Luc Mathieu cumule aujourd’hui les fonctions de professeur adjoint au Département des sciences infirmières de la Faculté de médecine, de directeur du développement d’expertises au Centre d’expertises en gérontologie de l’Institut universitaire de gériatrie de Sherbrooke et de chercheur au Centre de recherche sur le vieillissement. Il a obtenu un diplôme en techniques infirmières du Collège de Sherbrooke en 1978, un baccalauréat en sciences infirmières de l’Université de Sherbrooke en 1985 et une maîtrise en administration des services de santé de l’Université de Montréal en 1988. Avant de se lancer corps et âme dans son programme de doctorat, il occupait le poste d’adjoint à la direction des soins infirmiers à l’Institut universitaire de gériatrie de Sherbrooke. La transition n’a pas été si facile. "Pour recommencer à étudier, je devais d’abord réveiller les neurones en latence depuis plus de dix ans, lance-t-il en riant. Mais le plus déstabilisant est d’entrer dans une filière d’activités de recherche après avoir agi comme gestionnaire depuis de nombreuses années et, souvent, avoir été leader dans son secteur d’activités."

Pour lui, il y a plusieurs conditions essentielles à la réussite d’un programme aussi intense. La première demeure le soutien de son entourage et de sa famille. "Je vais sûrement remettre la moitié de mon diplôme à ma femme!" confie-t-il en se rappelant avec tendresse des petits gestes qui font souvent la différence, comme des courriels disant "Lâche pas, papa!" que ses filles lui envoyaient lorsqu’il devait travailler le soir. La deuxième condition réside dans le choix du directeur de recherche. "Martin Buteau a été pour moi un directeur de "classe mondiale", insiste-t-il, pour rappeler un leitmotiv qui circule au département. Et enfin, il ajoute une condition primordiale relative au sujet de la thèse. "On doit surtout y croire fermement."

Système d’information en soins infirmiers de longue durée

Luc Mathieu croit fermement au sujet de sa thèse, si bien que le système d’information qui en découle est déjà en application à l’Institut de gériatrie de Sherbrooke. Intitulée Gestion des connaissances cliniques : développement, implantation et évaluation d’un système d’information en soins infirmiers de longue durée, sa thèse s’inscrit parfaitement dans les objectifs du programme qui vise l’intégration pratique de solutions à des problématiques organisationnelles. Elle répond à un besoin d’accès à un système d’information clinique pour le personnel infirmier.
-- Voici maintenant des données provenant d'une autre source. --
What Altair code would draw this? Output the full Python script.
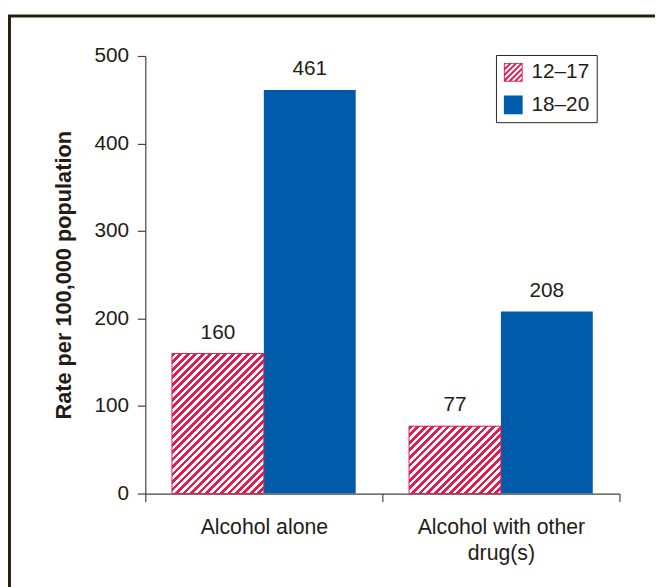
import altair as alt
import pandas as pd

# ---- data ----
categories = ["Alcohol alone", "Alcohol with other drug(s)"]
age_groups = ["12–17", "18–20"]
rates_12_17 = [160, 77]
rates_18_20 = [461, 208]
y_ticks = [0, 100, 200, 300, 400, 500]

RED = "#E31C4F"
BLUE = "#005BAA"
TEXT = "#231c14"
AXIS = "#4a4236"
FONT = "Liberation Sans"

rows = []
for i, c in enumerate(categories):
    rows.append({"category": c, "group": age_groups[0], "rate": rates_12_17[i]})
    rows.append({"category": c, "group": age_groups[1], "rate": rates_18_20[i]})
df = pd.DataFrame(rows)

W, H = 480, 443
YMAX = 500
STEP = W / 2          # one category band, ticks on its edges
BAR_W = 93            # width of one bar
XO_PAD = (STEP / BAR_W - 2) / 2   # outer padding of the offset scale (step units)


def hatch(w, h, period):
    """Diagonal '/' stripes made from a hard-stop linear gradient (bbox units)."""
    s = w + h
    n = max(1, round(s / period))
    d = w * w + h * h
    stops = []
    for i in range(n):
        a, m, b = i / n, (i + 0.5) / n, (i + 1) / n
        stops += [
            {"offset": a, "color": RED},
            {"offset": m, "color": RED},
            {"offset": m, "color": "#ffffff"},
            {"offset": b, "color": "#ffffff"},
        ]
    return {"gradient": "linear", "x1": 0, "y1": 0,
            "x2": w * s / d, "y2": h * s / d, "stops": stops}


def _clip(poly, f):
    out = []
    n = len(poly)
    for i in range(n):
        p, q = poly[i], poly[(i + 1) % n]
        fp, fq = f(p), f(q)
        if fp >= 0:
            out.append(p)
        if (fp >= 0) != (fq >= 0):
            t = fp / (fp - fq)
            out.append((p[0] + t * (q[0] - p[0]), p[1] + t * (q[1] - p[1])))
    return out


def hatch_symbol(period=0.6, ring=0.1):
    """Custom legend symbol path (unit square -1..1): thin frame + '/' stripes."""
    sq = [(-1, -1), (1, -1), (1, 1), (-1, 1)]
    parts = ["M-1,-1L1,-1L1,1L-1,1Z",
             f"M{-1+ring},{-1+ring}L{-1+ring},{1-ring}L{1-ring},{1-ring}L{1-ring},{-1+ring}Z"]
    c = -2.0
    while c < 2.0:
        c0, c1 = c, c + period / 2
        poly = _clip(sq, lambda p: p[0] + p[1] - c0)
        poly = _clip(poly, lambda p: c1 - (p[0] + p[1]))
        if len(poly) >= 3:
            parts.append("M" + "L".join(f"{x:.3f},{y:.3f}" for x, y in poly) + "Z")
        c += period
    return "".join(parts)


x_enc = alt.X("category:N", sort=categories,
              scale=alt.Scale(paddingInner=0, paddingOuter=0),
              axis=alt.Axis(title=None, labelAngle=0, tickBand="extent",
                            tickSize=8, labelPadding=15, labelLimit=300,
                            labelFontSize=21.5,
                            labelExpr="datum.value == 'Alcohol with other drug(s)' ? ['Alcohol with other', 'drug(s)'] : datum.value",
                            labelLineHeight=27))
xo_enc = alt.XOffset("group:N", sort=age_groups,
                     scale=alt.Scale(paddingInner=0, paddingOuter=XO_PAD))
y_enc = alt.Y("rate:Q", scale=alt.Scale(domain=[0, YMAX], nice=False),
              axis=alt.Axis(values=y_ticks, grid=False, tickSize=8, labelPadding=9,
                            labelFontSize=21,
                            title="Rate per 100,000 population", titleFontSize=22,
                            titleFontWeight="bold", titlePadding=19))

color_scale = alt.Scale(domain=age_groups, range=[RED, BLUE])
legend_props = dict(title=None, orient="none", legendX=355, legendY=-1,
                    symbolSize=361, padding=7, labelOffset=8, rowPadding=11,
                    strokeColor="#2b2418", fillColor="#ffffff",
                    labelFontSize=21, labelFont=FONT, labelColor=TEXT)

bars = alt.Chart(df).mark_bar().encode(
    x=x_enc, xOffset=xo_enc, y=y_enc,
    color=alt.Color("group:N", sort=age_groups, scale=color_scale,
                    legend=alt.Legend(**legend_props)),
)

conds = [{"test": f"datum.category === '{c}'",
          "value": hatch(BAR_W, v * H / YMAX, 7.5)}
         for c, v in zip(categories, rates_12_17)]

hatched = alt.Chart(df).transform_filter(
    alt.datum.group == age_groups[0]
).mark_bar(stroke=RED, strokeWidth=1).encode(
    x=x_enc, xOffset=xo_enc, y=y_enc,
    fill=alt.value(RED, condition=conds),
)

labels = alt.Chart(df).mark_text(
    baseline="alphabetic", dy=-15, fontSize=21, font=FONT, color=TEXT
).encode(x=x_enc, xOffset=xo_enc, y=y_enc, text=alt.Text("rate:Q"))

# legend-only layer (no marks drawn: data filtered out; scales have explicit domains)
legend_layer = alt.Chart(df).transform_filter("false").mark_point(
    filled=True, opacity=1, size=361, strokeWidth=0
).encode(
    x=x_enc, y=y_enc,
    color=alt.Color("group:N", sort=age_groups, scale=color_scale,
                    legend=alt.Legend(**legend_props)),
    shape=alt.Shape("group:N", sort=age_groups,
                    scale=alt.Scale(domain=age_groups, range=[hatch_symbol(), "square"]),
                    legend=alt.Legend(**legend_props)),
)

frame = alt.Chart(alt.Data(values=[{"k": 1}])).mark_rect(
    fillOpacity=0, stroke="#2a2010", strokeWidth=3
).encode(x=alt.value(-137.5), x2=alt.value(700), y=alt.value(-40.5), y2=alt.value(700))


def build(layers, title=None):
    kw = {}
    if title is not None:
        kw["title"] = title
    return alt.layer(*layers).properties(
        width=W, height=H,
        autosize=alt.AutoSizeParams(type="none"),
        padding={"left": 139, "top": 45, "right": 36, "bottom": 91},
        background="#ffffff", **kw
    ).configure_view(strokeWidth=0).configure_axis(
        labelFont=FONT, titleFont=FONT, labelColor=TEXT,
        titleColor=TEXT, domainColor=AXIS, tickColor=AXIS, domainWidth=1.2, tickWidth=1.2,
    )


chart = build([frame, bars, hatched, labels, legend_layer])
try:
    chart.to_dict()
except Exception as e:  # debugging fallback
    msg = [ln[:90] for ln in str(e).split("\n") if ln.strip()][:5]
    chart = build([frame, bars, labels], title=msg)

chart.save("out.html", embed_options={"renderer": "svg", "actions": False})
Basé sur l’utilisation de classifications infirmières normalisées, ce système d’information vient appuyer la pratique clinique des infirmières et infirmiers en soins de longue durée, favoriser l’élaboration et le suivi de plans de soins pour les patients et permettre le stockage de données pour des fins de gestion clinique, d’évaluation et de recherche. "Ce système pourrait facilement être déployé dans d’autres milieux hospitaliers de longue ou de courte durée", soutient Luc Mathieu qui souligne également l’importance de poursuivre la recherche dans ce secteur pour faciliter le travail des différents intervenants en milieux hospitaliers. Stimulé par l’obtention de son doctorat, il dit rêver de la création d’un centre de recherche, peut-être même d’études post-doctorales; mais d’un même souffle, il implore : "S’il vous plaît, déprogrammez-moi!"